Request
Render the material again word for word, skipping the pictures in it.

* START Record list *

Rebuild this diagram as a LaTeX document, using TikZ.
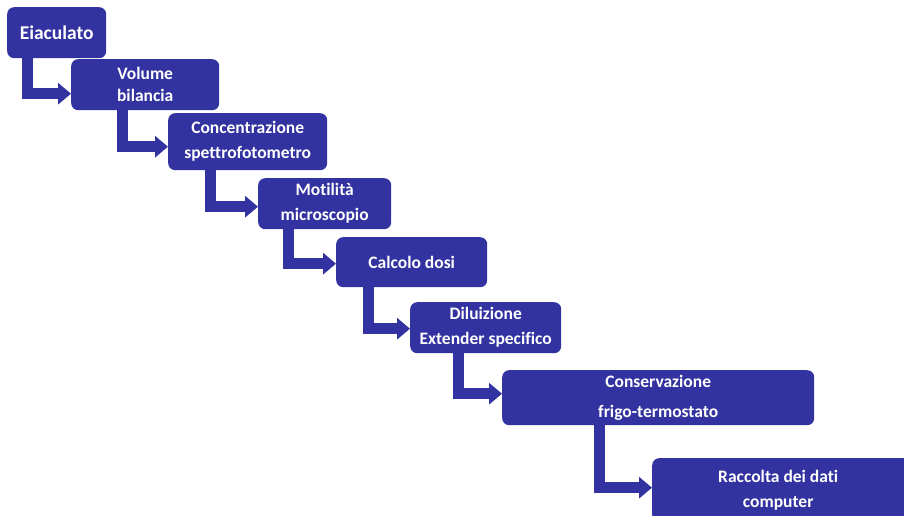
\documentclass[tikz,border=0pt]{standalone}
\usepackage{fontspec}
\setmainfont{Carlito}[Ligatures=CommonOff]
\usetikzlibrary{arrows.meta}
\definecolor{stepblue}{RGB}{50,50,160}
\tikzset{
  stepbox/.style={fill=stepblue, draw=none, rounded corners=7pt, anchor=north west,
    inner sep=0pt, align=center, text=white,
    font=\bfseries\fontsize{17.5}{25}\selectfont},
  flow/.style={draw=stepblue, line width=11pt, line join=miter,
    -{Triangle[length=13pt,width=21pt]}},
}
\begin{document}
\begin{tikzpicture}[x=1pt,y=-1pt]
\useasboundingbox (0,0) rectangle (904,516);

% process steps, top left to bottom right
\node[stepbox, minimum width=99pt, minimum height=51pt, font=\bfseries\fontsize{19.5}{25}\selectfont] (s1) at (7,7) {Eiaculato};
\node[stepbox, minimum width=148pt, minimum height=51pt, font=\bfseries\fontsize{17.5}{22}\selectfont] (s2) at (71,59) {Volume\\bilancia};
\node[stepbox, minimum width=159pt, minimum height=57pt] (s3) at (168,113) {Concentrazione\\spettrofotometro};
\node[stepbox, minimum width=133pt, minimum height=51pt] (s4) at (258,178) {Motilità\\microscopio};
\node[stepbox, minimum width=151pt, minimum height=50pt] (s5) at (336,237) {Calcolo dosi};
\node[stepbox, minimum width=151pt, minimum height=51pt] (s6) at (410,302) {Diluizione\\Extender specifico};
\node[stepbox, minimum width=312pt, minimum height=55pt, font=\bfseries\fontsize{17.5}{30}\selectfont] (s7) at (502,370) {Conservazione\\frigo-termostato};
\node[stepbox, minimum width=252pt, minimum height=64pt] (s8) at (652,458) {Raccolta dei dati\\computer};
% the last box runs off the page on the right
\fill[stepblue] ([xshift=-10pt]s8.north east) rectangle ([xshift=20pt]s8.south east);

% elbow arrows between consecutive steps
\draw[flow] ([xshift=20pt]s1.south west) |- ([yshift=-9pt]s2.west);
\draw[flow] ([xshift=51pt]s2.south west) |- ([yshift=-5pt]s3.west);
\draw[flow] ([xshift=42.5pt]s3.south west) |- ([yshift=-3pt]s4.west);
\draw[flow] ([xshift=30pt]s4.south west) |- ([yshift=-1.5pt]s5.west);
\draw[flow] ([xshift=32.5pt]s5.south west) |- ([yshift=-1pt]s6.west);
\draw[flow] ([xshift=48pt]s6.south west) |- ([yshift=4pt]s7.west);
\draw[flow] ([xshift=97pt]s7.south west) |- ([yshift=2.5pt]s8.west);
\end{tikzpicture}
\end{document}
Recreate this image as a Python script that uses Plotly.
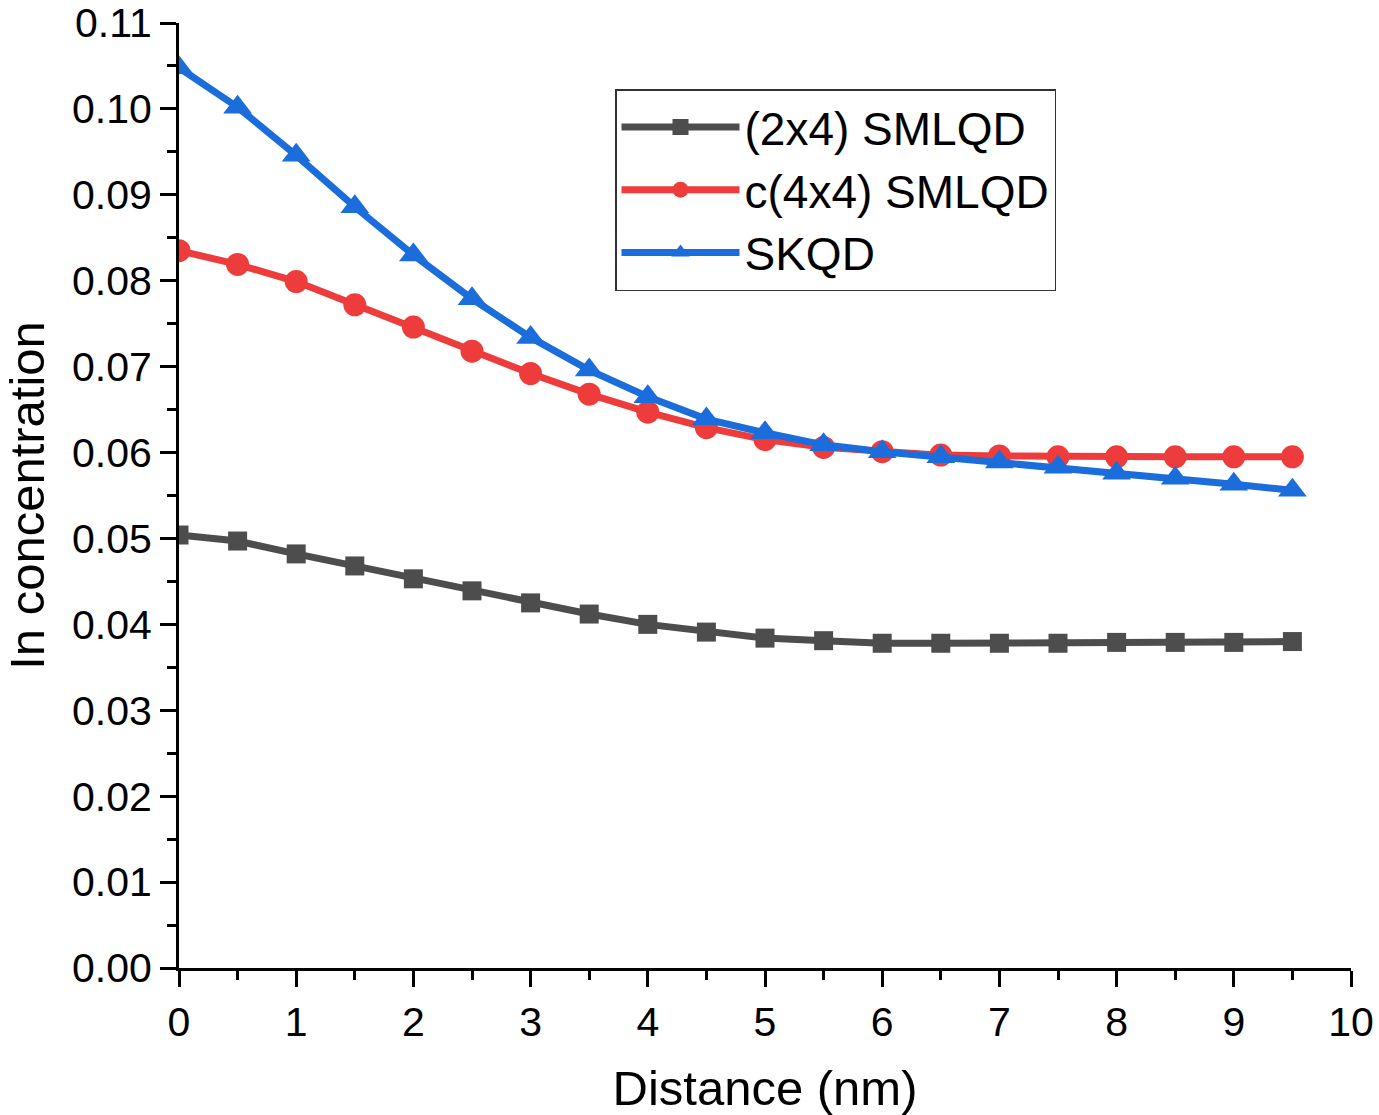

* END Record list *

Full answer
Rebuild this diagram as a LaTeX document, using TikZ.
\documentclass[tikz,border=0pt]{standalone}
\usepackage{fontspec}
\setmainfont{Carlito}[Ligatures=CommonOff]
\usetikzlibrary{arrows.meta}
\definecolor{stepblue}{RGB}{50,50,160}
\tikzset{
  stepbox/.style={fill=stepblue, draw=none, rounded corners=7pt, anchor=north west,
    inner sep=0pt, align=center, text=white,
    font=\bfseries\fontsize{17.5}{25}\selectfont},
  flow/.style={draw=stepblue, line width=11pt, line join=miter,
    -{Triangle[length=13pt,width=21pt]}},
}
\begin{document}
\begin{tikzpicture}[x=1pt,y=-1pt]
\useasboundingbox (0,0) rectangle (904,516);

% process steps, top left to bottom right
\node[stepbox, minimum width=99pt, minimum height=51pt, font=\bfseries\fontsize{19.5}{25}\selectfont] (s1) at (7,7) {Eiaculato};
\node[stepbox, minimum width=148pt, minimum height=51pt, font=\bfseries\fontsize{17.5}{22}\selectfont] (s2) at (71,59) {Volume\\bilancia};
\node[stepbox, minimum width=159pt, minimum height=57pt] (s3) at (168,113) {Concentrazione\\spettrofotometro};
\node[stepbox, minimum width=133pt, minimum height=51pt] (s4) at (258,178) {Motilità\\microscopio};
\node[stepbox, minimum width=151pt, minimum height=50pt] (s5) at (336,237) {Calcolo dosi};
\node[stepbox, minimum width=151pt, minimum height=51pt] (s6) at (410,302) {Diluizione\\Extender specifico};
\node[stepbox, minimum width=312pt, minimum height=55pt, font=\bfseries\fontsize{17.5}{30}\selectfont] (s7) at (502,370) {Conservazione\\frigo-termostato};
\node[stepbox, minimum width=252pt, minimum height=64pt] (s8) at (652,458) {Raccolta dei dati\\computer};
% the last box runs off the page on the right
\fill[stepblue] ([xshift=-10pt]s8.north east) rectangle ([xshift=20pt]s8.south east);

% elbow arrows between consecutive steps
\draw[flow] ([xshift=20pt]s1.south west) |- ([yshift=-9pt]s2.west);
\draw[flow] ([xshift=51pt]s2.south west) |- ([yshift=-5pt]s3.west);
\draw[flow] ([xshift=42.5pt]s3.south west) |- ([yshift=-3pt]s4.west);
\draw[flow] ([xshift=30pt]s4.south west) |- ([yshift=-1.5pt]s5.west);
\draw[flow] ([xshift=32.5pt]s5.south west) |- ([yshift=-1pt]s6.west);
\draw[flow] ([xshift=48pt]s6.south west) |- ([yshift=4pt]s7.west);
\draw[flow] ([xshift=97pt]s7.south west) |- ([yshift=2.5pt]s8.west);
\end{tikzpicture}
\end{document}
Recreate this image as a Python script that uses Plotly.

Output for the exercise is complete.